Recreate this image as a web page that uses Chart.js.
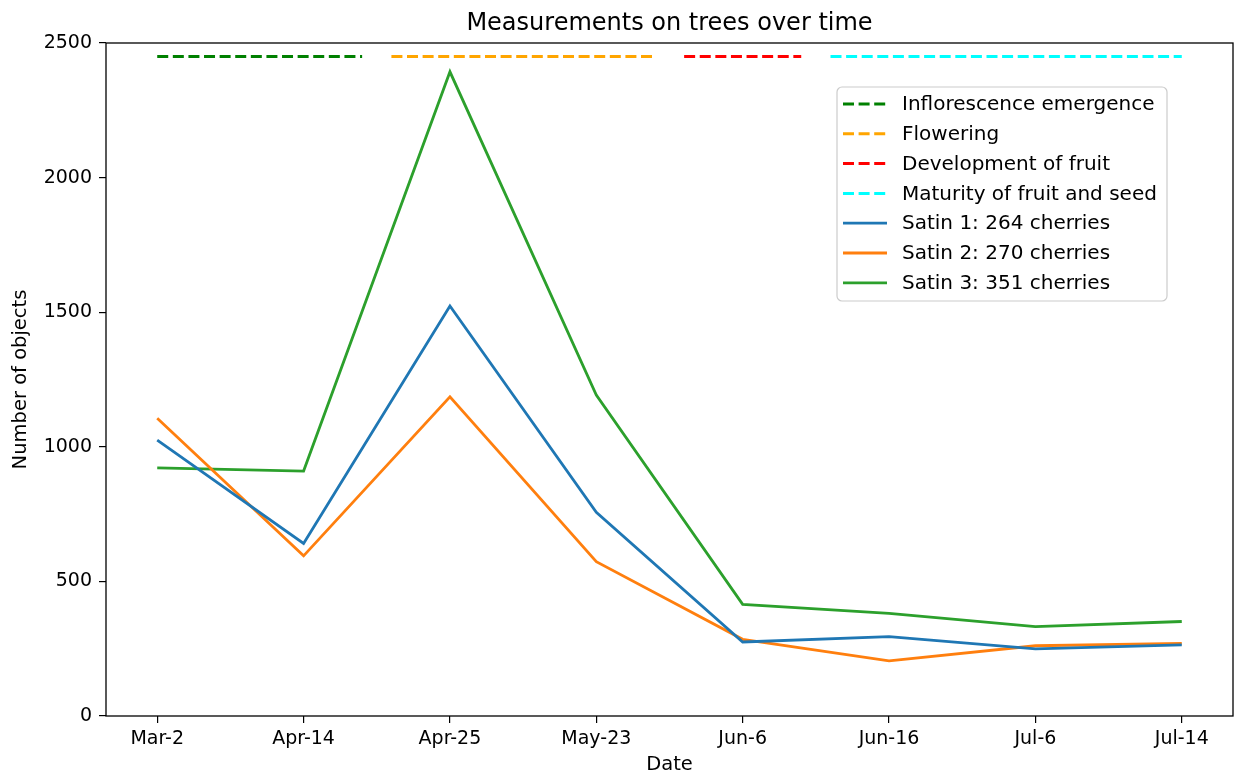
<!DOCTYPE html>
<html>
<head>
<meta charset="utf-8">
<script src="https://cdn.jsdelivr.net/npm/chart.js@4/dist/chart.umd.min.js"></script>
<style>
  html, body { margin: 0; padding: 0; background: #fff; }
  #wrap { width: 1235px; height: 778px; }
</style>
</head>
<body>
<div id="wrap"><canvas id="treeChart"></canvas></div>
<script>
// Sampling dates (evenly spaced on the axis)
const dateLabels = ['Mar-2', 'Apr-14', 'Apr-25', 'May-23', 'Jun-6', 'Jun-16', 'Jul-6', 'Jul-14'];

// Object counts per tree
const satin1 = [1025, 641, 1523, 757, 275, 295, 249, 264];
const satin2 = [1106, 595, 1186, 573, 285, 205, 261, 270];
const satin3 = [922, 910, 2393, 1192, 415, 381, 332, 351];
const satinNames = ['Satin 1: 264 cherries', 'Satin 2: 270 cherries', 'Satin 3: 351 cherries'];

// Phenological phases (start / end as positions on the date axis)
const phaseNames = ['Inflorescence emergence', 'Flowering', 'Development of fruit', 'Maturity of fruit and seed'];
const phaseStarts = [0, 1.6, 3.6, 4.6];
const phaseEnds = [1.4, 3.4, 4.4, 7];
const phaseLevel = 2450;

const yTicks = [0, 500, 1000, 1500, 2000, 2500];

const FONT = 'DejaVu Sans';
const phaseColors = ['#008000', '#ffa500', '#ff0000', '#00ffff'];
const satinColors = ['#1f77b4', '#ff7f0e', '#2ca02c'];

function toPoints(values) {
    return values.map((v, i) => ({ x: i, y: v }));
}

const datasets = [];
phaseNames.forEach((name, i) => {
    datasets.push({
        label: name,
        data: [{ x: phaseStarts[i], y: phaseLevel }, { x: phaseEnds[i], y: phaseLevel }],
        borderColor: phaseColors[i],
        borderWidth: 3,
        borderDash: [11, 4.6],
        pointRadius: 0,
        fill: false
    });
});
[satin1, satin2, satin3].forEach((values, i) => {
    datasets.push({
        label: satinNames[i],
        data: toPoints(values),
        borderColor: satinColors[i],
        borderWidth: 2.8,
        pointRadius: 0,
        tension: 0,
        fill: false
    });
});

// Title over the plot, frame round it and a matplotlib-like legend inside
const framePlugin = {
    id: 'frame',
    afterDraw(chart) {
        const { ctx, chartArea: a } = chart;
        ctx.save();
        ctx.strokeStyle = '#000';
        ctx.lineWidth = 1.3;
        ctx.strokeRect(a.left, a.top, a.right - a.left, a.bottom - a.top);

        ctx.fillStyle = '#000';
        ctx.font = '24px "' + FONT + '"';
        ctx.textAlign = 'center';
        ctx.textBaseline = 'alphabetic';
        ctx.fillText('Measurements on trees over time', (a.left + a.right) / 2, 30);

        // legend
        const bx = a.right - 396, by = a.top + 44, bw = 330, bh = 214, r = 5;
        ctx.beginPath();
        ctx.roundRect(bx, by, bw, bh, r);
        ctx.fillStyle = 'rgba(255,255,255,0.8)';
        ctx.fill();
        ctx.strokeStyle = '#cccccc';
        ctx.lineWidth = 1.2;
        ctx.stroke();

        ctx.font = '20px "' + FONT + '"';
        ctx.textBaseline = 'middle';
        ctx.textAlign = 'left';
        chart.data.datasets.forEach((ds, i) => {
            const y = by + 17 + i * 29.8;
            ctx.beginPath();
            ctx.setLineDash(ds.borderDash || []);
            ctx.strokeStyle = ds.borderColor;
            ctx.lineWidth = ds.borderWidth;
            ctx.moveTo(bx + 6, y);
            ctx.lineTo(bx + 50, y);
            ctx.stroke();
            ctx.setLineDash([]);
            ctx.fillStyle = '#000';
            ctx.fillText(ds.label, bx + 65, y + 1);
        });
        ctx.restore();
    }
};

const ctx = document.getElementById('treeChart').getContext('2d');
new Chart(ctx, {
    type: 'line',
    data: { datasets: datasets },
    options: {
        responsive: true,
        maintainAspectRatio: false,
        animation: false,
        layout: { padding: { right: 2, left: 0, top: 43, bottom: 0 } },
        plugins: {
            legend: { display: false },
            tooltip: { enabled: false },
            title: { display: false }
        },
        scales: {
            x: {
                type: 'linear',
                min: -0.35,
                max: 7.35,
                afterBuildTicks: scale => {
                    scale.ticks = dateLabels.map((_, i) => ({ value: i }));
                },
                afterFit: scale => { scale.height = 62; },
                ticks: {
                    color: '#000',
                    font: { family: FONT, size: 19 },
                    padding: 5,
                    maxRotation: 0,
                    autoSkip: false,
                    callback: value => dateLabels[value]
                },
                grid: { drawOnChartArea: false, drawTicks: true, tickLength: 7, color: '#000', lineWidth: 1.2 },
                border: { display: false },
                title: {
                    display: true,
                    text: 'Date',
                    color: '#000',
                    font: { family: FONT, size: 19.5 },
                    padding: { top: 0, bottom: 1 }
                }
            },
            y: {
                min: 0,
                max: 2500,
                afterBuildTicks: scale => {
                    scale.ticks = yTicks.map(v => ({ value: v }));
                },
                afterFit: scale => { scale.width = 106; },
                ticks: {
                    color: '#000',
                    font: { family: FONT, size: 19 },
                    padding: 7,
                    callback: value => String(value)
                },
                grid: { drawOnChartArea: false, drawTicks: true, tickLength: 7, color: '#000', lineWidth: 1.2 },
                border: { display: false },
                title: {
                    display: true,
                    text: 'Number of objects',
                    color: '#000',
                    font: { family: FONT, size: 19.5 },
                    padding: { top: 9, bottom: 0 }
                }
            }
        }
    },
    plugins: [framePlugin]
});
</script>
</body>
</html>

★ ★ ★ ★ ★

*STATED PROBLEM*.
Write out nothing but the lines from the start of the data through the line with "const yTicks = [0, 500, 1000, 1500, 2000, 2500];". Leave out the pictures.

*WORKED SOLUTION*.
Recreate this image as a web page that uses Chart.js.
<!DOCTYPE html>
<html>
<head>
<meta charset="utf-8">
<script src="https://cdn.jsdelivr.net/npm/chart.js@4/dist/chart.umd.min.js"></script>
<style>
  html, body { margin: 0; padding: 0; background: #fff; }
  #wrap { width: 1235px; height: 778px; }
</style>
</head>
<body>
<div id="wrap"><canvas id="treeChart"></canvas></div>
<script>
// Sampling dates (evenly spaced on the axis)
const dateLabels = ['Mar-2', 'Apr-14', 'Apr-25', 'May-23', 'Jun-6', 'Jun-16', 'Jul-6', 'Jul-14'];

// Object counts per tree
const satin1 = [1025, 641, 1523, 757, 275, 295, 249, 264];
const satin2 = [1106, 595, 1186, 573, 285, 205, 261, 270];
const satin3 = [922, 910, 2393, 1192, 415, 381, 332, 351];
const satinNames = ['Satin 1: 264 cherries', 'Satin 2: 270 cherries', 'Satin 3: 351 cherries'];

// Phenological phases (start / end as positions on the date axis)
const phaseNames = ['Inflorescence emergence', 'Flowering', 'Development of fruit', 'Maturity of fruit and seed'];
const phaseStarts = [0, 1.6, 3.6, 4.6];
const phaseEnds = [1.4, 3.4, 4.4, 7];
const phaseLevel = 2450;

const yTicks = [0, 500, 1000, 1500, 2000, 2500];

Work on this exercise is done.